DAY 3 – Upper Galilee

What a gorgeous day on the Sea of Galilee! Following is a picture from our balcony on the 12th floor. This is how we started the day…
Our tour today started by going around the south end of the Sea of Galilee, then heading up the steep incline to the Golan Heights-one switchback after another. We were able to look ‘over the fence’ into Jordan. We heard about a farm in that area raising alligators and crocodiles. Then, we saw them-Jewish cows! Malcolm, our guide, told us they were holsteins, but Goldsteins … and this is the only place you can see this particular breed of cattle. 🙂 On the way up to the top, we heard stories about the Six Day War in 1967 as we viewed the remains of Syrian bunkers and old tanks on the side of the mountain. (Our guide, Malcolm, was there as a very young man, so we were hearing from first-hand experience.)
After ascending the Golan, we stopped by a kibbutz to take a look over the whole of the Sea of Galilee. Here, Malcolm took out his maps and gave us an overview of the entire region of Galilee. From on top of the Golan, we were able to see everything-to get the ‘big picture’ of the geographical area of Jesus’ ministry.
As we went north across the area called the Golan Heights, we discovered that this area was responsible for Israel now being the #2 potato grower in the world (right behind Idaho). It was lush farm country, reminding those of us from the Midwest of Wisconsin, our home state. We saw the remains of bunkers, bunkers, and more bunkers-enemy bunkers still in place from the Six Day War. Along with these visuals, we heard the story of Ellie Cohen, the spy who brought Syria to its knees back in the day.
As we trekked across the Golan, we stopped in front of an Israeli early-warning base (top of a mountain) to look over into Syria. This, unfortunately, is the reality of living in a region of the world such as this one. Believe you me, when you see what we saw today-just how close Israel’s enemies really are, you begin to see things in a whole new light. Very enlightening…
One of the most amazing sights today was when a very snow-covered Mount Hermon came into view. Just take a look at what we saw…
At the base of Mount Hermon are a couple other sites we visited today. First was Banias (Panias), where worship of the god Pan took place (amongst other religions). This location is signficant for a couple reasons. It’s the headwaters of the Jordan River. It’s also the place Jesus asked his disciples “Who do you say that I am” (Matthew 16)? It was a turning point in both the ministry of Jesus, as well as the discipleship of the 12, especially Peter. Also at the base, we visited the location of Old Testament Dan, along with an Abrahamic (4,000+ years old) gateway to another nearby community. Wow! We just have a hard time comprehending these sites, as we don’t have any settlements this old where we come from.
After these stops on our tour, we paused for lunch. Most of us ate the local Falafel, while others had pizza or went to McDonalds…

Falafels for Lunch

McDonalds near Dan (Northern Israel)

Now, when we’re in Israel we’re learning about the biblical land, but we’re also learning about modern-day Israel too … and what God’s doing in their midst. One of my favorite stops is Kibbutz Naot Mordecai-also in northern Israel. I don’t know if you’re familiar with Naot shoes or not (Morgan’s Shoes, Madison, carries them if you’re in Wisconsin), but we always make a stop at the kibbutz factory where Naot’s are made. And … did I mention they have an outlet store? Let me tell you … a good time was had by all!

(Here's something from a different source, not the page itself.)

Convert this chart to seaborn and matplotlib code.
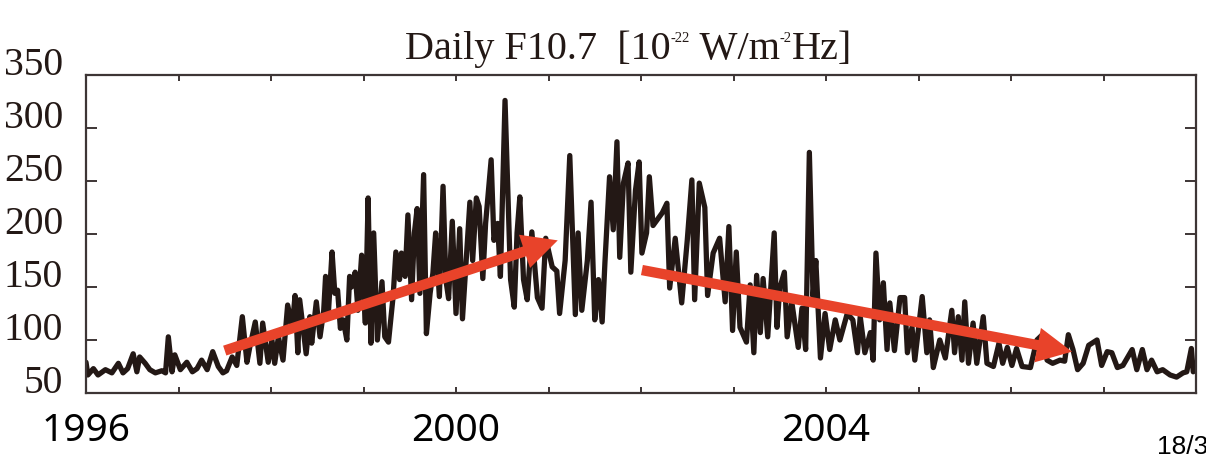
import matplotlib
matplotlib.use("Agg")
import matplotlib.pyplot as plt
import matplotlib.transforms as mtransforms
from matplotlib.patches import FancyArrowPatch
from matplotlib.ticker import FixedLocator, MultipleLocator
import seaborn as sns
import pandas as pd

# Daily F10.7 solar radio flux, 1996-2008 (decimal year, flux in sfu)
years = [
    1996.00, 1996.02, 1996.08, 1996.13, 1996.21, 1996.28, 1996.35, 1996.40, 1996.45, 1996.51,
    1996.55, 1996.58, 1996.64, 1996.69, 1996.75, 1996.82, 1996.86, 1996.89, 1996.93, 1996.96,
    1997.02, 1997.09, 1997.15, 1997.20, 1997.25, 1997.31, 1997.37, 1997.43, 1997.48, 1997.52,
    1997.58, 1997.63, 1997.69, 1997.74, 1997.77, 1997.83, 1997.88, 1997.91, 1997.97, 1998.01,
    1998.04, 1998.08, 1998.13, 1998.18, 1998.23, 1998.26, 1998.29, 1998.31, 1998.38, 1998.42,
    1998.44, 1998.49, 1998.53, 1998.57, 1998.59, 1998.62, 1998.66, 1998.69, 1998.72, 1998.75,
    1998.78, 1998.82, 1998.85, 1998.87, 1998.91, 1998.94, 1998.98, 1999.02, 1999.05, 1999.08,
    1999.11, 1999.15, 1999.20, 1999.23, 1999.27, 1999.32, 1999.35, 1999.39, 1999.41, 1999.45,
    1999.48, 1999.52, 1999.55, 1999.58, 1999.61, 1999.65, 1999.68, 1999.72, 1999.75, 1999.78,
    1999.82, 1999.86, 1999.89, 1999.92, 1999.96, 2000.00, 2000.04, 2000.07, 2000.11, 2000.15,
    2000.18, 2000.22, 2000.25, 2000.29, 2000.32, 2000.38, 2000.41, 2000.45, 2000.48, 2000.53,
    2000.55, 2000.59, 2000.63, 2000.66, 2000.69, 2000.73, 2000.77, 2000.82, 2000.88, 2000.93,
    2000.97, 2001.04, 2001.09, 2001.12, 2001.18, 2001.23, 2001.29, 2001.32, 2001.36, 2001.42,
    2001.46, 2001.50, 2001.54, 2001.58, 2001.61, 2001.66, 2001.70, 2001.74, 2001.77, 2001.81,
    2001.86, 2001.89, 2001.94, 2001.98, 2002.01, 2002.06, 2002.09, 2002.13, 2002.23, 2002.28,
    2002.31, 2002.37, 2002.44, 2002.50, 2002.55, 2002.58, 2002.63, 2002.69, 2002.72, 2002.78,
    2002.85, 2002.91, 2002.95, 2002.99, 2003.03, 2003.07, 2003.14, 2003.18, 2003.22, 2003.25,
    2003.29, 2003.32, 2003.37, 2003.44, 2003.47, 2003.50, 2003.55, 2003.58, 2003.63, 2003.70,
    2003.74, 2003.78, 2003.82, 2003.86, 2003.89, 2003.94, 2003.99, 2004.04, 2004.10, 2004.15,
    2004.23, 2004.29, 2004.34, 2004.37, 2004.42, 2004.48, 2004.51, 2004.54, 2004.58, 2004.62,
    2004.66, 2004.69, 2004.74, 2004.80, 2004.85, 2004.88, 2004.93, 2004.96, 2005.04, 2005.09,
    2005.12, 2005.16, 2005.23, 2005.29, 2005.36, 2005.39, 2005.43, 2005.47, 2005.50, 2005.54,
    2005.59, 2005.63, 2005.70, 2005.74, 2005.81, 2005.87, 2005.91, 2005.96, 2006.01, 2006.06,
    2006.12, 2006.21, 2006.28, 2006.34, 2006.39, 2006.45, 2006.53, 2006.58, 2006.62, 2006.67,
    2006.72, 2006.78, 2006.84, 2006.93, 2006.98, 2007.04, 2007.09, 2007.15, 2007.21, 2007.31,
    2007.36, 2007.42, 2007.47, 2007.52, 2007.58, 2007.64, 2007.72, 2007.79, 2007.86, 2007.90,
    2007.95, 2007.97, 2008.00,
]
flux = [
    79, 67, 73, 67, 72, 69, 78, 69, 73, 87,
    70, 84, 78, 72, 69, 71, 69, 103, 70, 86,
    72, 79, 70, 73, 81, 72, 89, 75, 69, 71,
    84, 76, 122, 79, 93, 117, 78, 116, 79, 100,
    78, 103, 81, 133, 112, 142, 88, 138, 87, 122,
    97, 136, 103, 128, 160, 125, 183, 144, 147, 111,
    119, 100, 160, 150, 164, 128, 180, 116, 234, 97,
    201, 100, 155, 103, 98, 141, 183, 157, 182, 160,
    218, 138, 201, 224, 144, 256, 106, 144, 163, 201,
    141, 245, 157, 139, 212, 125, 205, 120, 175, 230,
    175, 234, 226, 158, 210, 270, 194, 210, 160, 326,
    270, 157, 131, 201, 235, 157, 138, 202, 140, 130,
    196, 169, 165, 125, 175, 274, 124, 201, 128, 175,
    230, 119, 157, 117, 173, 254, 204, 287, 178, 248,
    267, 164, 241, 268, 182, 201, 254, 208, 220, 229,
    149, 196, 135, 194, 251, 138, 248, 225, 142, 182,
    196, 136, 207, 109, 183, 112, 98, 152, 88, 161,
    107, 158, 103, 201, 112, 149, 164, 103, 136, 93,
    130, 91, 277, 141, 175, 83, 125, 91, 119, 100,
    125, 119, 88, 122, 88, 107, 81, 182, 119, 154,
    91, 135, 90, 140, 140, 88, 112, 81, 141, 88,
    119, 74, 100, 83, 128, 88, 122, 81, 136, 78,
    116, 78, 122, 78, 75, 97, 78, 93, 76, 92,
    75, 74, 100, 105, 81, 78, 81, 80, 105, 91,
    72, 78, 95, 100, 76, 89, 88, 74, 76, 91,
    72, 91, 72, 81, 70, 72, 67, 65, 69, 70,
    92, 70, 73,
]

# Trend arrows: (start year, start flux, end year, end flux)
trend_rise = (1997.50, 90.0, 2001.10, 194.0)
trend_decay = (2002.01, 166.0, 2006.66, 89.0)

y_ticks = [50, 100, 150, 200, 250, 300, 350]
year_labels = [1996, 2000, 2004]
# title pieces: (text, is_superscript)
title_parts = [("Daily F10.7  [10", False), ("-22", True), (" W/m", False),
               ("-2", True), ("Hz]", False)]
page_text = "18/3"

LINE = "#231815"
ARROW = "#E8432A"
FRAME = "#3d3535"

sns.set_style("white")
plt.rcParams["font.family"] = ["Liberation Serif", "DejaVu Serif"]

fig = plt.figure(figsize=(12.06, 4.57), dpi=100)
ax = fig.add_axes([86 / 1206, 1 - 393 / 457, (1196 - 86) / 1206, (393 - 75) / 457])

df = pd.DataFrame({"year": years, "flux": flux})
sns.lineplot(data=df, x="year", y="flux", ax=ax, color=LINE, lw=3.8,
             estimator=None, sort=True)

ax.set_xlim(1996, 2008)
ax.set_ylim(50, 350)
ax.set_xlabel("")
ax.set_ylabel("")

for s in ax.spines.values():
    s.set_color(FRAME)
    s.set_linewidth(1.6)
    s.set_visible(True)

# x axis: yearly ticks top and bottom, labels every four years
ax.xaxis.set_major_locator(FixedLocator(year_labels))
ax.set_xticklabels([str(y) for y in year_labels])
ax.xaxis.set_minor_locator(MultipleLocator(1))
ax.tick_params(axis="x", which="both", direction="in", length=4.5, width=1.4,
               color=FRAME, top=True, bottom=True, pad=14)
for lab in ax.get_xticklabels():
    lab.set_family(["Noto Sans", "DejaVu Sans"])
    lab.set_fontsize(28)
    lab.set_color("black")

# y axis: ticks on both sides, labels nudged upward
ax.set_yticks(y_ticks)
ax.set_yticklabels([str(v) for v in y_ticks])
ax.tick_params(axis="y", which="both", direction="in", length=8, width=1.4,
               color=FRAME, left=True, right=True, pad=16.5)
shift = mtransforms.ScaledTranslation(0, 14 / 100, fig.dpi_scale_trans)
for lab in ax.get_yticklabels():
    lab.set_fontsize(28.5)
    lab.set_color("#231815")
    lab.set_transform(lab.get_transform() + shift)

# trend arrows
for x0, y0, x1, y1 in (trend_rise, trend_decay):
    arr = FancyArrowPatch((x0, y0), (x1, y1),
                          arrowstyle="simple,head_length=2.1,head_width=2.1,tail_width=0.62",
                          mutation_scale=12, color=ARROW, lw=0, zorder=5,
                          shrinkA=0, shrinkB=0)
    ax.add_patch(arr)

# title assembled piece by piece so the exponents stay small
main = fig.text(405 / 1206, 1 - 59 / 457, title_parts[0][0], ha="left",
                va="baseline", fontsize=29, color="#231815")
last = main
for text, is_sup in title_parts[1:]:
    if is_sup:
        last = ax.annotate(text, xy=(1.0, 0.97), xycoords=last,
                           ha="left", va="top", fontsize=10.5, color="#231815",
                           annotation_clip=False)
    else:
        last = ax.annotate(text, xy=(1.0, 0.0), xycoords=(last, main),
                           ha="left", va="bottom", fontsize=29, color="#231815",
                           annotation_clip=False)
        main = last

fig.text(1157 / 1206, 1 - 447 / 457, page_text, ha="left", va="center",
         fontsize=19, color="black", family=["Liberation Sans", "DejaVu Sans"])

fig.savefig("out.png", dpi=100, facecolor="white")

Shoe Factory at Kibbutz Naot Mordecai

We ended our day at the archeological dig of the New Testament Town of Magdala. This was a large Jewish town in Jesus day (we’re looking at the synagogue below) where a famous woman by the name of Mary of Magdala … or more familiar might be ‘Mary Magdalene’-a friend and disciple of Jesus. More to come tomorrow…
Pastor Rom
P.S. We had one of our travelers stay back at the hotel today due to illness. Please pray for Rita Neuberg if you would. Thanks!